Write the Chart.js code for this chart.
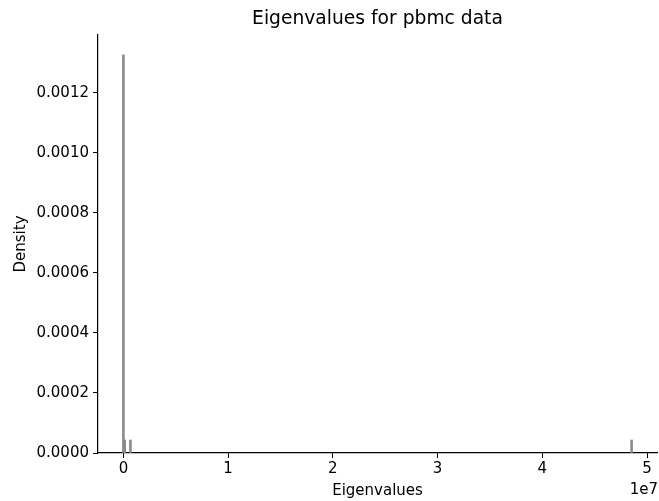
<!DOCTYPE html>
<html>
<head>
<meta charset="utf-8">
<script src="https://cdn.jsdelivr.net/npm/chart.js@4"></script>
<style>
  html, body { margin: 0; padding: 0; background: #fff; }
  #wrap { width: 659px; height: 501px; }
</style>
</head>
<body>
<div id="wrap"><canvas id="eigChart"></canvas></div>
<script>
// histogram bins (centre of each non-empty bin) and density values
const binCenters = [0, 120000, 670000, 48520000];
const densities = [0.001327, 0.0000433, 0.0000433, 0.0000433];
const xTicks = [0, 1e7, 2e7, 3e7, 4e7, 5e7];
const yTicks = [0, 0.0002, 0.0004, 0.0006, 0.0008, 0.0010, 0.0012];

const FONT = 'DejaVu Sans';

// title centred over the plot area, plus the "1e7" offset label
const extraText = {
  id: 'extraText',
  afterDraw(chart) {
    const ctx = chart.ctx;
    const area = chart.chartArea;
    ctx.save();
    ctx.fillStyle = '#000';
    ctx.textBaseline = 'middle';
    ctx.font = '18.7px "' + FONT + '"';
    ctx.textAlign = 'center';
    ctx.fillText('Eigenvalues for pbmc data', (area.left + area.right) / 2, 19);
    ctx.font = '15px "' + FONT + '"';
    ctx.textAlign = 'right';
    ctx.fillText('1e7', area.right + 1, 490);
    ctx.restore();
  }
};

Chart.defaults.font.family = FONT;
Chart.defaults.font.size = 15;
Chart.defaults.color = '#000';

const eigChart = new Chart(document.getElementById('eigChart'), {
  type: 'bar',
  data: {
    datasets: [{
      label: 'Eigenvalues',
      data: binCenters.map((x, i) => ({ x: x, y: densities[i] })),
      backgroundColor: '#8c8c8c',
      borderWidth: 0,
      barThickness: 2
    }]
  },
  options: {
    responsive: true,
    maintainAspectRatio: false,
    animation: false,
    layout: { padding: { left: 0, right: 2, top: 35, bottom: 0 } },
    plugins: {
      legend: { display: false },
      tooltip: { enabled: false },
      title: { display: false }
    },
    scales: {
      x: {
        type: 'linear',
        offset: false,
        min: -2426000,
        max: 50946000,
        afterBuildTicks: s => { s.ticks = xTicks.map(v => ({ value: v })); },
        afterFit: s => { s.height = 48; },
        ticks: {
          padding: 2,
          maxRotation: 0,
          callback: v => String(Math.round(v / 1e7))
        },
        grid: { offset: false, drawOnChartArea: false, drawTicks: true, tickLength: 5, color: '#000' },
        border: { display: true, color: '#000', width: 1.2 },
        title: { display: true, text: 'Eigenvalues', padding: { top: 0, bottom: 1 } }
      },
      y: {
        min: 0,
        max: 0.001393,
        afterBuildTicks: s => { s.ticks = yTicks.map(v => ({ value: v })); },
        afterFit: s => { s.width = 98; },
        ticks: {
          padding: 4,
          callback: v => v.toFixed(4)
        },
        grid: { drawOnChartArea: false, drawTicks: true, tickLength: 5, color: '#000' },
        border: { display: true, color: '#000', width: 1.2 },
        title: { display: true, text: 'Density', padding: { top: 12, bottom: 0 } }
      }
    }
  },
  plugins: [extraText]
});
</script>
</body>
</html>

◆ ◆ ◆ ◆ ◆

WHAT TO DO:
Take the data above and repeat it exactly, leaving each picture out.

ANSWER FOR THE TASK:
Write the Chart.js code for this chart.
<!DOCTYPE html>
<html>
<head>
<meta charset="utf-8">
<script src="https://cdn.jsdelivr.net/npm/chart.js@4"></script>
<style>
  html, body { margin: 0; padding: 0; background: #fff; }
  #wrap { width: 659px; height: 501px; }
</style>
</head>
<body>
<div id="wrap"><canvas id="eigChart"></canvas></div>
<script>
// histogram bins (centre of each non-empty bin) and density values
const binCenters = [0, 120000, 670000, 48520000];
const densities = [0.001327, 0.0000433, 0.0000433, 0.0000433];
const xTicks = [0, 1e7, 2e7, 3e7, 4e7, 5e7];
const yTicks = [0, 0.0002, 0.0004, 0.0006, 0.0008, 0.0010, 0.0012];

const FONT = 'DejaVu Sans';

// title centred over the plot area, plus the "1e7" offset label
const extraText = {
  id: 'extraText',
  afterDraw(chart) {
    const ctx = chart.ctx;
    const area = chart.chartArea;
    ctx.save();
    ctx.fillStyle = '#000';
    ctx.textBaseline = 'middle';
    ctx.font = '18.7px "' + FONT + '"';
    ctx.textAlign = 'center';
    ctx.fillText('Eigenvalues for pbmc data', (area.left + area.right) / 2, 19);
    ctx.font = '15px "' + FONT + '"';
    ctx.textAlign = 'right';
    ctx.fillText('1e7', area.right + 1, 490);
    ctx.restore();
  }
};

Chart.defaults.font.family = FONT;
Chart.defaults.font.size = 15;
Chart.defaults.color = '#000';

const eigChart = new Chart(document.getElementById('eigChart'), {
  type: 'bar',
  data: {
    datasets: [{
      label: 'Eigenvalues',
      data: binCenters.map((x, i) => ({ x: x, y: densities[i] })),
      backgroundColor: '#8c8c8c',
      borderWidth: 0,
      barThickness: 2
    }]
  },
  options: {
    responsive: true,
    maintainAspectRatio: false,
    animation: false,
    layout: { padding: { left: 0, right: 2, top: 35, bottom: 0 } },
    plugins: {
      legend: { display: false },
      tooltip: { enabled: false },
      title: { display: false }
    },
    scales: {
      x: {
        type: 'linear',
        offset: false,
        min: -2426000,
        max: 50946000,
        afterBuildTicks: s => { s.ticks = xTicks.map(v => ({ value: v })); },
        afterFit: s => { s.height = 48; },
        ticks: {
          padding: 2,
          maxRotation: 0,
          callback: v => String(Math.round(v / 1e7))
        },
        grid: { offset: false, drawOnChartArea: false, drawTicks: true, tickLength: 5, color: '#000' },
        border: { display: true, color: '#000', width: 1.2 },
        title: { display: true, text: 'Eigenvalues', padding: { top: 0, bottom: 1 } }
      },
      y: {
        min: 0,
        max: 0.001393,
        afterBuildTicks: s => { s.ticks = yTicks.map(v => ({ value: v })); },
        afterFit: s => { s.width = 98; },
        ticks: {
          padding: 4,
          callback: v => v.toFixed(4)
        },
        grid: { drawOnChartArea: false, drawTicks: true, tickLength: 5, color: '#000' },
        border: { display: true, color: '#000', width: 1.2 },
        title: { display: true, text: 'Density', padding: { top: 12, bottom: 0 } }
      }
    }
  },
  plugins: [extraText]
});
</script>
</body>
</html>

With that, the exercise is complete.